In October 2005, then 40-year-old Fei revealed to the world just how high and how far he could go: touring outer space for almost five days during China’s second crewed space mission, Shenzhou-6.
Then there’s Zhang Lu who, just like Deng, is a newcomer to space. Zhang was selected for China’s second batch of taikonaut trainees 12 years ago. “I’m ready for my first spaceflight,” he told a press conference on November 28.

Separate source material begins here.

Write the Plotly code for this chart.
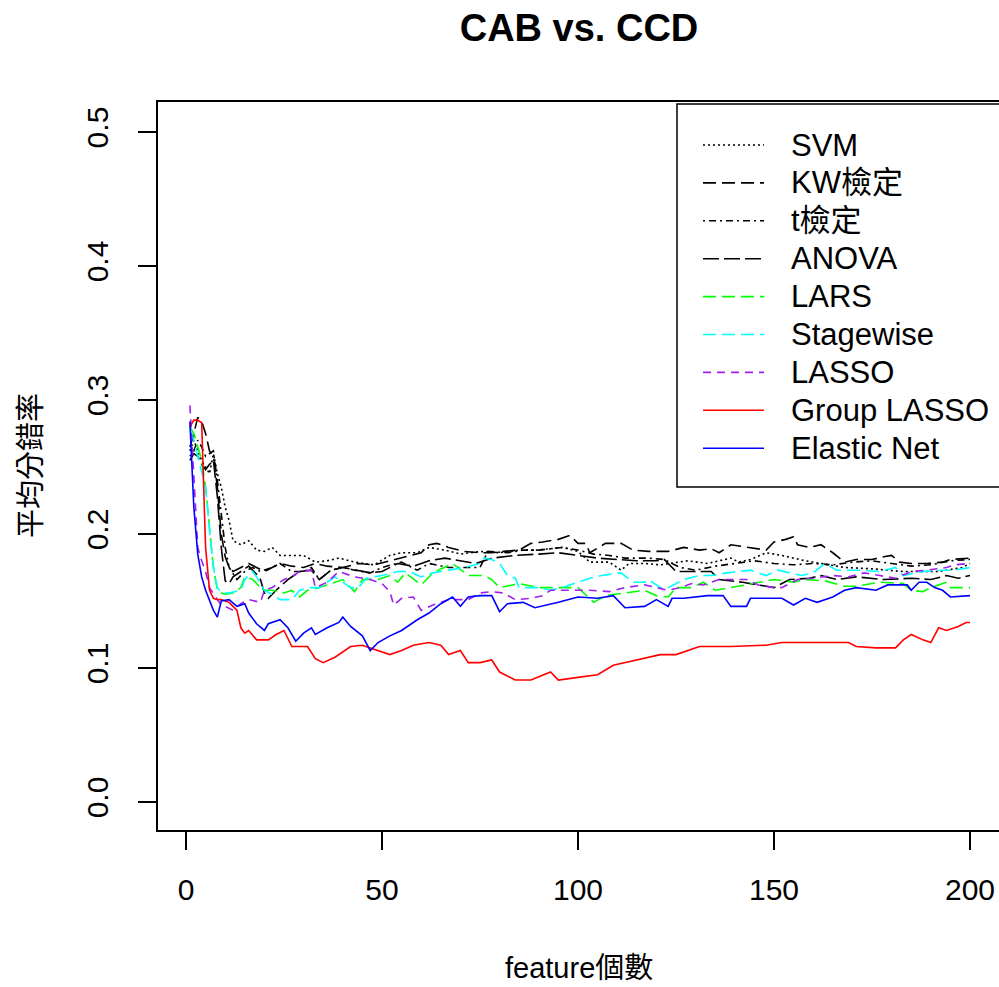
import plotly.graph_objects as go

# ---------------- data ----------------
svm_x = [1,2,3,4,5,6,7,8,9,10,11,12,14,16,18,20,22,24,27,30,33,36,39,43,48,52,55,59,62,66,70,75,80,85,90,96,100,103,108,111,113,117,121,123,128,133,139,141,144,148,152,158,162,168,175,183,188,192,194,198,200]
svm_y = [.262,.27,.262,.255,.25,.245,.26,.245,.235,.22,.21,.195,.192,.195,.188,.187,.19,.184,.184,.184,.179,.18,.182,.179,.177,.184,.186,.186,.19,.188,.185,.187,.186,.188,.188,.19,.187,.179,.179,.173,.178,.178,.177,.178,.18,.178,.182,.179,.181,.186,.184,.18,.178,.175,.174,.172,.172,.172,.173,.175,.178]

kw_x = [1,2,3,4,5,6,7,8,9,10,11,12,14,16,18,20,24,27,30,33,36,40,44,48,52,56,60,62,64,67,71,75,78,81,85,88,91,95,98,100,102,103,107,111,114,118,123,127,131,134,136,139,143,148,150,153,155,156,159,162,165,168,171,175,178,180,182,185,189,193,195,200]
kw_y = [.265,.275,.287,.284,.275,.262,.258,.235,.2,.183,.175,.172,.175,.178,.175,.172,.178,.176,.175,.178,.176,.175,.178,.177,.18,.183,.186,.192,.193,.19,.187,.186,.186,.187,.188,.193,.194,.196,.199,.193,.193,.186,.193,.193,.188,.187,.187,.19,.188,.189,.186,.192,.19,.188,.194,.196,.198,.192,.19,.192,.186,.179,.181,.181,.183,.184,.179,.178,.178,.179,.181,.182]

t_x = [1,2,3,4,5,6,7,8,9,10,11,12,13,15,17,19,22,24,27,30,32,34,37,40,43,47,50,55,59,62,67,72,75,77,82,86,90,96,100,104,108,112,118,122,126,130,135,140,145,150,155,160,165,170,175,180,185,190,195,200]
t_y = [.258,.262,.27,.265,.258,.26,.262,.24,.215,.19,.175,.17,.166,.172,.175,.172,.175,.178,.172,.172,.175,.166,.173,.175,.173,.171,.175,.179,.173,.178,.175,.175,.175,.187,.186,.188,.188,.19,.188,.185,.184,.182,.182,.181,.175,.173,.176,.178,.18,.178,.177,.178,.177,.179,.18,.178,.176,.177,.18,.181]

anova_x = [1,2,3,4,5,6,7,8,9,10,11,12,14,16,18,19,20,21,23,26,29,32,34,37,40,44,47,50,54,58,62,66,70,74,78,84,90,95,100,105,110,115,120,122,125,129,134,136,142,146,150,154,159,162,166,171,178,185,190,194,197,200]
anova_y = [.255,.26,.258,.252,.248,.252,.255,.228,.19,.165,.163,.168,.172,.176,.17,.166,.156,.152,.158,.166,.172,.173,.166,.173,.175,.173,.171,.172,.178,.176,.18,.182,.18,.178,.182,.184,.185,.186,.184,.182,.181,.18,.18,.181,.172,.172,.172,.166,.164,.162,.16,.166,.167,.169,.166,.168,.166,.167,.166,.169,.167,.169]

lars_x = [1,2,3,4,5,6,7,8,9,10,12,14,15,17,19,20,22,25,27,29,31,34,37,40,43,45,49,52,54,56,60,63,68,72,76,78,80,85,90,95,100,104,107,112,117,120,123,125,129,132,135,139,143,147,150,155,158,163,168,171,177,183,185,188,190,194,195,200]
lars_y = [.28,.275,.265,.255,.235,.205,.175,.158,.156,.155,.156,.16,.168,.166,.16,.158,.158,.156,.158,.153,.158,.16,.163,.166,.157,.166,.166,.169,.164,.171,.162,.171,.178,.169,.169,.166,.16,.163,.16,.16,.16,.149,.154,.156,.158,.154,.153,.16,.16,.164,.158,.16,.162,.164,.166,.164,.166,.165,.161,.161,.164,.163,.158,.157,.16,.164,.16,.16]

stage_x = [1,2,3,4,5,6,7,8,9,11,14,15,17,18,20,22,24,27,29,32,34,38,42,44,46,50,54,57,60,63,67,71,75,76,78,80,82,84,85,90,93,96,100,103,106,111,114,117,118,121,123,127,131,134,138,141,144,148,151,154,157,160,163,166,171,177,181,183,188,193,196,200]
stage_y = [.278,.27,.258,.246,.235,.203,.175,.16,.156,.156,.158,.166,.172,.168,.158,.155,.151,.151,.158,.16,.16,.168,.16,.16,.167,.169,.172,.172,.168,.171,.173,.175,.178,.182,.181,.178,.169,.167,.16,.16,.158,.16,.164,.167,.169,.171,.164,.164,.166,.16,.16,.166,.169,.169,.171,.172,.173,.169,.173,.171,.169,.171,.178,.173,.173,.172,.175,.169,.172,.173,.173,.175]

lasso_x = [1,2,3,4,5,6,7,8,9,10,12,14,16,18,19,20,22,25,27,29,32,33,36,39,43,47,50,52,53,55,58,60,63,67,72,75,78,81,84,88,91,93,98,103,108,112,117,120,123,126,129,132,136,139,143,146,150,152,156,160,165,169,173,177,181,185,189,194,196,200]
lasso_y = [.296,.245,.19,.18,.172,.16,.155,.151,.147,.146,.143,.148,.151,.15,.149,.158,.16,.166,.168,.172,.173,.16,.164,.172,.168,.166,.163,.157,.147,.152,.153,.143,.147,.151,.151,.156,.157,.156,.151,.152,.154,.158,.158,.158,.157,.16,.162,.16,.158,.16,.163,.162,.166,.166,.166,.162,.16,.16,.166,.167,.169,.168,.171,.169,.167,.172,.173,.175,.177,.178]

glasso_x = [1,2,3,4,5,6,7,8,9,10,11,12,13,14,15,16,18,21,23,25,27,31,33,35,38,42,45,47,50,52,55,58,62,65,67,70,72,75,78,80,84,88,93,95,100,105,109,115,121,125,131,139,148,152,160,169,171,176,181,183,185,188,190,192,194,197,199,200]
glasso_y = [.28,.285,.285,.283,.19,.158,.152,.151,.151,.15,.149,.146,.143,.13,.126,.128,.121,.121,.125,.128,.116,.116,.107,.104,.108,.116,.117,.115,.112,.11,.113,.117,.119,.117,.11,.113,.104,.104,.106,.097,.091,.091,.097,.091,.093,.095,.102,.106,.11,.11,.116,.116,.117,.119,.119,.119,.116,.115,.115,.121,.125,.121,.119,.13,.128,.131,.134,.134]

enet_x = [1,2,3,4,5,6,7,8,9,11,13,15,16,18,20,21,24,26,28,30,32,33,36,39,40,42,45,47,49,52,55,59,62,65,68,70,72,75,78,80,82,86,89,95,100,105,109,112,117,120,123,124,127,133,137,139,143,144,152,155,158,161,165,168,171,176,179,184,185,187,189,191,193,195,200]
enet_y = [.284,.22,.185,.168,.158,.15,.143,.138,.15,.151,.146,.148,.141,.133,.128,.133,.136,.13,.12,.126,.13,.125,.13,.134,.138,.131,.124,.113,.119,.124,.128,.136,.141,.148,.153,.146,.153,.154,.154,.142,.148,.149,.145,.149,.153,.152,.154,.145,.146,.151,.146,.152,.152,.154,.154,.146,.146,.152,.152,.147,.152,.149,.153,.158,.16,.158,.162,.162,.158,.164,.164,.16,.158,.153,.154]

names = ["SVM", "KW檢定", "t檢定", "ANOVA", "LARS", "Stagewise", "LASSO", "Group LASSO", "Elastic Net"]
xs = [svm_x, kw_x, t_x, anova_x, lars_x, stage_x, lasso_x, glasso_x, enet_x]
ys = [svm_y, kw_y, t_y, anova_y, lars_y, stage_y, lasso_y, glasso_y, enet_y]
colors = ["#000000", "#000000", "#000000", "#000000", "#00FF00", "#00FFFF", "#A020F0", "#FF0000", "#0000FF"]
dashes = ["2px,3px", "13px,6px", "2px,4px,7px,4px", "16px,5px", "13px,6px", "13px,6px", "8px,6px", "solid", "solid"]

x_ticks = [0, 50, 100, 150, 200]
y_ticks = [0.0, 0.1, 0.2, 0.3, 0.4, 0.5]
y_tick_text = ["0.0", "0.1", "0.2", "0.3", "0.4", "0.5"]

FONT = "Liberation Sans, Arial, Noto Sans CJK TC, sans-serif"

W, H = 999, 987
L, R, T, B = 158, 0, 102, 157
pw, ph = W - L - R, H - T - B


def px_x(p):
    return (p - L) / pw


def px_y(p):
    return 1 - (p - T) / ph


fig = go.Figure()
for n, x, y, c, d in zip(names, xs, ys, colors, dashes):
    fig.add_trace(go.Scatter(x=x, y=y, mode="lines", name=n, showlegend=False,
                             line=dict(color=c, width=1.6, dash=d)))

# legend (boxed, R style): sample line + label for each series
shapes = [dict(type="rect", xref="paper", yref="paper",
               x0=px_x(677), x1=1.05, y0=px_y(487), y1=px_y(104),
               line=dict(color="black", width=1.5), fillcolor="rgba(0,0,0,0)", layer="below")]
annotations = []
for i, (n, c, d) in enumerate(zip(names, colors, dashes)):
    yy = 145 + i * 37.9
    shapes.append(dict(type="line", xref="paper", yref="paper",
                       x0=px_x(703), x1=px_x(764), y0=px_y(yy), y1=px_y(yy),
                       line=dict(color=c, width=1.6, dash=d)))
    annotations.append(dict(text=n, xref="paper", yref="paper", x=px_x(789), y=px_y(yy),
                            xanchor="left", yanchor="middle", showarrow=False,
                            font=dict(size=31, family=FONT, color="black")))

annotations += [
    dict(text="feature個數", xref="paper", yref="paper", x=px_x(579), y=px_y(968),
         xanchor="center", yanchor="middle", showarrow=False, font=dict(size=29, family=FONT)),
    dict(text="平均分錯率", xref="paper", yref="paper", x=px_x(31), y=px_y(466),
         xanchor="center", yanchor="middle", showarrow=False, textangle=-90,
         font=dict(size=29, family=FONT)),
]

fig.update_layout(
    width=W, height=H,
    margin=dict(l=L, r=R, t=T, b=B, pad=0),
    paper_bgcolor="white", plot_bgcolor="white",
    font=dict(family=FONT, size=29, color="black"),
    title=dict(text="<b>CAB vs. CCD</b>", x=579 / W, xanchor="center",
               y=1 - 28 / H, yanchor="middle", yref="container",
               font=dict(size=38, family=FONT, color="black")),
    showlegend=False,
    xaxis=dict(range=[-7.14, -7.14 + pw / 3.92], tickvals=x_ticks,
               showgrid=False, zeroline=False, showline=True, mirror=True,
               linecolor="black", linewidth=1.5, ticks="outside", ticklen=18,
               tickwidth=1.5, tickcolor="black", ticklabelstandoff=14,
               tickfont=dict(size=30, family=FONT)),
    yaxis=dict(range=[-0.0209, 0.5224], tickvals=y_ticks, ticktext=y_tick_text,
               showgrid=False, zeroline=False, showline=True, mirror=False,
               linecolor="black", linewidth=1.5, ticks="outside", ticklen=18,
               tickwidth=1.5, tickcolor="black", tickangle=-90, ticklabelstandoff=18,
               tickfont=dict(size=30, family=FONT)),
    shapes=shapes,
    annotations=annotations,
)

fig.write_html("out.html")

China’s journey into outer space has been a long one. In 1992, when constructing a manned orbiting laboratory was still a flight of fancy for the Chinese people, China decided to carry out a three-step space program, with aims including launching manned space flights and building a space station. So the construction of Tiangong has been a goal of China’s space industry over the past three decades.
Seven years after the three-step space program was initiated, China launched its first experimental spacecraft Shenzhou-1 on November 19, 1999. Three more spacecraft were sent into space between 2001 and 2002, before astronaut Yang Liwei entered space aboard Shenzhou-5 on October 15, 2003, becoming the country’s first taikonaut in orbit.
The country’s first spacewalk was completed by Shenzhou-7 astronaut Zhai Zhigang in September 2008. The first two female taikonauts to enter outer space were Liu Yang on the Shenzhou-9 mission in 2012, and Wang Yaping on the Shenzhou-10 mission in June 2013. Wang became the first Chinese female astronaut to conduct an extravehicular spacewalk during the Shenzhou-13 mission that ran from October 2021 to April 2022.
The country officially kicked off the in-orbit construction of its space station by launching the core module Tianhe in April 2021. More than a year later, it launched the space station’s first lab module Wentian in July, and then the second lab module Mengtian in October, putting into place the three-piece jigsaw puzzle for the country’s interstellar home.